The main thing is to get federal TSA agents and regulations out of airports, not to make the agents friendlier and the regulations less burdensome to “give travelers a better flying experience.” Although there is certainly nothing wrong with doing those things in the meantime, we should never lose sight of the ultimate goal of limiting the activities of the federal government to its constitutional functions.
Ideally, all airports should be owned by private concerns that make their own decisions about security — just like jewelry stores, amusement parks, and malls. Because building, operating, and maintaining airports and airplanes are very expensive undertakings, airports and airlines have tremendous incentives to keep undesirable people and products out of airports and off airline flights to protect the traveling public and preserve their multi-million-dollar investments. There is no reason that airports and airlines should not be treated the same as any other business that has to compete for customers and set its own policies and procedures.
Freeing the airports not only should be done, it can be done. It was done with the airlines, which were once under heavy government regulation. The federal Civil Aeronautics Board (CAB) regulated all domestic interstate airline flights, and actually set airline fares, routes, and schedules. Yet, the CAB was gradually abolished beginning in 1978 after the passage of the Airline Deregulation Act. Under deregulation, prices fell, airlines expanded their routes, airlines modernized their equipment, and the volume of air travel dramatically increased. The airlines today are not totally free, but they are certainly much freer than they were under the control of the CAB. They should be completely freed from the heavy hand of government along with the airports they fly in and out of.
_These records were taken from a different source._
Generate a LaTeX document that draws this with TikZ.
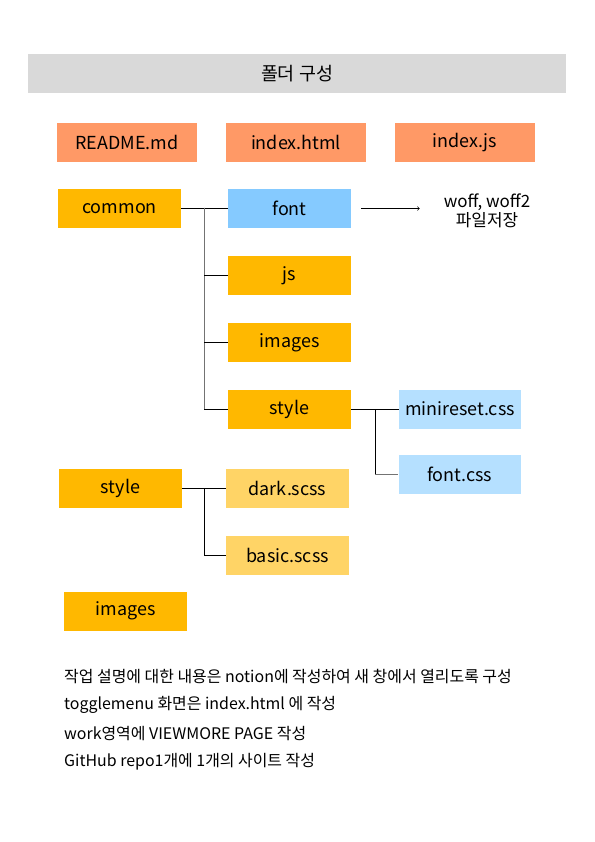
\documentclass[tikz,border=0pt]{standalone}
\usepackage{fontspec}
\setmainfont{Noto Sans CJK KR}
\definecolor{titlegray}{HTML}{D9D9D9}
\definecolor{salmon}{HTML}{FF9966}
\definecolor{gold}{HTML}{FFB800}
\definecolor{lightgold}{HTML}{FFD466}
\definecolor{skyblue}{HTML}{85CAFF}
\definecolor{paleblue}{HTML}{B5E0FF}
\begin{document}
\begin{tikzpicture}[x=1bp,y=-1bp,
  box/.style={inner sep=0pt,minimum width=123bp,minimum height=39bp,font=\fontsize{18}{20}\selectfont},
  topbox/.style={box,fill=salmon,minimum width=140bp},
  folder/.style={box,fill=gold},
  subfile/.style={box,fill=lightgold},
  fontfolder/.style={box,fill=skyblue},
  cssfile/.style={box,fill=paleblue,minimum width=122bp},
  branch/.style={line width=0.9bp,black},
  trunk/.style={line width=0.9bp,black!55},
  memo/.style={anchor=west,inner sep=0pt,font=\fontsize{16}{18}\selectfont}]
  \useasboundingbox (0,0) rectangle (595,842);

  % Titel
  \node[box,fill=titlegray,minimum width=538bp,font=\fontsize{18.5}{20}\selectfont] (title) at (297,73.5) {폴더 구성};

  % Dateien oben
  \node[topbox] (readme) at (127,142.5) {README.md};
  \node[topbox] (indexhtml) at (296,142.5) {index.html};
  \node[topbox] (indexjs) at (465,142.5) {index.js};

  % common Ordner
  \node[folder] (common) at (119.5,208.5) {common};
  \node[fontfolder] (font) at (289.5,208.5) {font};
  \node[folder] (js) at (289.5,275.5) {js};
  \node[folder] (images) at (289.5,342.5) {images};
  \node[folder] (style) at (289.5,409) {style};
  \node[align=center,inner sep=0pt,font=\fontsize{17}{19}\selectfont] (woff) at (487,211) {woff, woff2\\파일저장};

  \coordinate (t1) at (204,207.5);
  \draw[branch] (common) -- (font);
  \draw[trunk] (t1) |- (js.west);
  \draw[trunk] (t1) |- (images.west);
  \draw[trunk] (t1) |- (style.west);
  \draw[branch] (t1 |- js.west) -- (js.west);
  \draw[branch] (t1 |- images.west) -- (images.west);
  \draw[branch] (t1 |- style.west) -- (style.west);
  \draw[->,line width=0.7bp] ([xshift=10bp]font.east) -- ([xshift=-24bp]woff.west |- font.east);

  % style in common
  \node[cssfile] (minireset) at (460,409) {minireset.css};
  \node[cssfile] (fontcss) at (459.5,474) {font.css};
  \coordinate (t2) at (375,409);
  \draw[branch] (style) -- (minireset);
  \draw[branch] (t2) -- (t2 |- fontcss.west);
  \draw[trunk] (t2 |- fontcss.west) -- (fontcss.west);

  % style Ordner
  \node[folder] (scss) at (120.5,488) {style};
  \node[subfile] (dark) at (287.5,488) {dark.scss};
  \node[subfile] (basic) at (287.5,555) {basic.scss};
  \coordinate (t3) at (204,488);
  \draw[branch] (scss) -- (dark);
  \draw[branch] (t3) |- (basic.west);

  % images Ordner
  \node[folder] (img) at (125.5,611) {images};

  % Hinweise
  \node[memo] (memo1) at (64,676) {작업 설명에 대한 내용은 notion에 작성하여 새 창에서 열리도록 구성};
  \node[memo] (memo2) at (64,705) {togglemenu 화면은 index.html 에 작성};
  \node[memo] (memo3) at (64,733.5) {work영역에 VIEWMORE PAGE 작성};
  \node[memo] (memo4) at (64,762) {GitHub repo1개에 1개의 사이트 작성};
\end{tikzpicture}
\end{document}
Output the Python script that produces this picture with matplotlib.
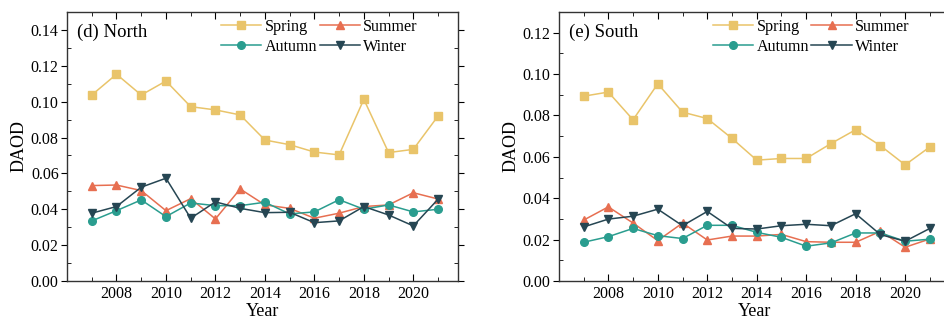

It goes without saying that the AIP program should be ended, the AATF should be liquidated, the FAA should be eliminated, the TSA should be abolished, all government-owned airports should be sold to the highest bidder, all taxes on airline tickets should be repealed, and all government regulations concerning airports should be rescinded. The airports should be freed from government ownership and control, not just in the name of efficiency, competitiveness, and modernization, but because limiting government to its legitimate functions is simply the right thing to do.